No super powers? No problem. As the Crimson Bolt, Frank hunkers down by a dumpster and waits to brain drug dealers and cretins who jump the line at movies with a big honkin’ pipe wrench while screaming his motto, “SHUT UP CRIME!” It’s not exactly going for realism.
Along the way he picks up an unwanted sidekick, Libby, a comic book geek girl, (Ellen Page) who turns out even more of a hard core crazy than Frank is as she creates her own costume and anoints herself “Boltie.” Soon she’s sitting next to Frank behind dumpsters waiting to commit acts of ultra-violence and extremely discomforting sexuality.
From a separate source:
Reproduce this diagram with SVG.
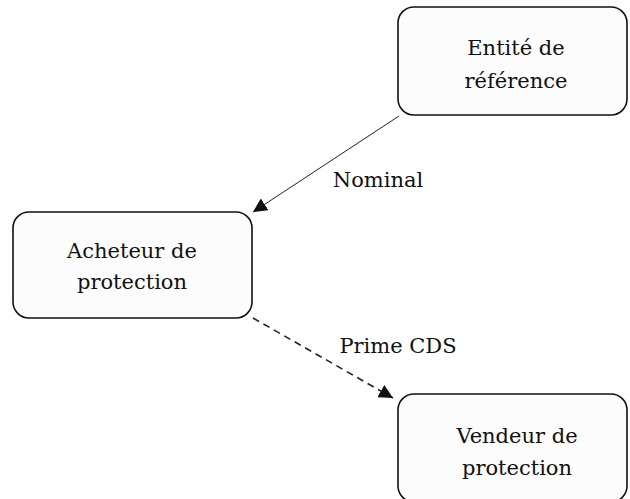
<svg xmlns="http://www.w3.org/2000/svg" width="630" height="499" viewBox="0 0 630 499">
  <style>
    .box { fill: #fcfcfc; stroke: #111; stroke-width: 1.6; }
    .lbl { font-family: "DejaVu Serif", "Liberation Serif", serif; font-size: 21px; fill: #111; text-anchor: middle; }
    .edge { fill: none; stroke: #222; }
  </style>
  <defs>
    <marker id="arrowBig" viewBox="0 0 10 10" refX="10" refY="5" markerWidth="14" markerHeight="14" markerUnits="userSpaceOnUse" orient="auto">
      <path d="M0,0 L10,5 L0,10 Z" fill="#111"/>
    </marker>
  </defs>

  <g id="connectors">
    <line class="edge" x1="399" y1="116" x2="253" y2="212" stroke-width="1" marker-end="url(#arrowBig)"/>
    <text class="lbl" x="378" y="187">Nominal</text>
    <line class="edge" x1="253" y1="318" x2="393" y2="398" stroke-width="1.6" stroke-dasharray="7,5" marker-end="url(#arrowBig)"/>
    <text class="lbl" x="398" y="353">Prime CDS</text>
  </g>

  <g id="entite">
    <rect class="box" x="398" y="7" width="229" height="108" rx="16"/>
    <text class="lbl" x="516" y="55">Entité de</text>
    <text class="lbl" x="516" y="88">référence</text>
  </g>

  <g id="acheteur">
    <rect class="box" x="13" y="212" width="239" height="106" rx="16"/>
    <text class="lbl" x="132" y="258">Acheteur de</text>
    <text class="lbl" x="132" y="289">protection</text>
  </g>

  <g id="vendeur">
    <rect class="box" x="398" y="394" width="229" height="108" rx="16"/>
    <text class="lbl" x="517" y="443">Vendeur de</text>
    <text class="lbl" x="517" y="475">protection</text>
  </g>
</svg>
How extreme? Let’s just say if you ever wondered what it would look like if a horny Robin raped Batman, you won’t have to wonder again. This is quite a rape-y movie. Wilson’s inspiration to try super-heroing comes via tentacle rape. Bacon rapes Tyler. Page rapes Wilson. Rape. Murder. More rape. James Gunn likes rape.
This was a hard movie to figure out. Is it supposed to be a tongue-in-cheek send-up of superheroes, a graphic violent and profane put down of the genre, a gross-out black comedy or none of those things? It’s hard to tell. Wilson has limited range as an leading man and Gunn’s script is too muddled to make his point. Even at 96 minutes, Super feels long . Boltie/Libby is twisted as a pretzel and Page has a lot of fun with the role. It’s as far as she can get from Inception or Juno which is what probably appealed to her. That, and the chance to moan, “It’s all gooshy.”
I only wish I could have had as much fun with Super. It’s got a nasty streak mixed in with the humorous aspects, but even though I like strange cinema as much as the next freak, I can’t totally recommend this one. It’s worth watching once to judge for yourself, but it’s numerous flaws and scattered story ultimately don’t engage.
Happy New Year. 2012 is going to be a huge year for super heroes if you like that sort of thing. If you don’t there’s always the second part of Twilight: Breaking Dawn.
Crazy things come in small packages.